According to the October 2008 piece in the Ann Arbor News, that stick-in-the-economic-development-mud, LDFA Treasurer Mike Reid found, "instances where SPARK employees or family members of employees were paid to consult for their own companies...Mike Reid said he was resigning as treasurer of the Ann Arbor/Ypsilanti SmartZone Local Development Finance Authority in protest over what he sees as the board's failure to hold Spark responsible for 'pervasive contractual deficiencies' in its record-keeping and use of funds." Ouch.

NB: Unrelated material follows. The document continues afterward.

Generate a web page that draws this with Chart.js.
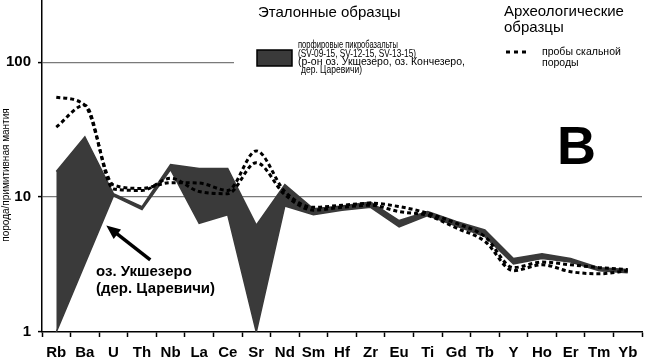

In 2007, about 30 percent of SPARK's $2.3 million dollar budget came from taxpayers. By 2008, that percentage had risen to 38 percent of a $3 million dollar budget. On November 16th, City Council voted unanimously to give the LDFA a $205,000 handout of our tax dollars to pass on it's only child, SPARK. All of the money "captured" by the LDFA's TIF comes from our local Ann Arbor public schools. Thus, every dollar the LDFA gives to SPARK is a dollar not available for public education.
I have no doubt that Republican candidate Rick Snyder would rely on the same kinds of tactics as Governor of Michigan that he devised while CEO of Ann Arbor SPARK. Look at his track record: In less time than a single gubernatorial term, Snyder created a legacy of deception, cronyism, and misuse of taxpayer money while at the head of Ann Arbor SPARK. I imagine Rick Snyder would go hog wild doling out political welfare to his political pals, donors and cronies if set lose on our state's multi-billion dollar budget.
Ann Arbor's City Council and Mayor have allowed the LDFA to divert millions of tax dollars from public education since 2006, and kept SPARK on the public dole long enough. It's time for all those Ann Arbor SPARK welfare Mamas and Daddies created by Rick Snyder, and whose six-figure salaries are funded by our local politicos with our tax dollars, to get off welfare and get an honest job. Hey, maybe SPARK CEO Michael Finney can get one of those jobs he "created."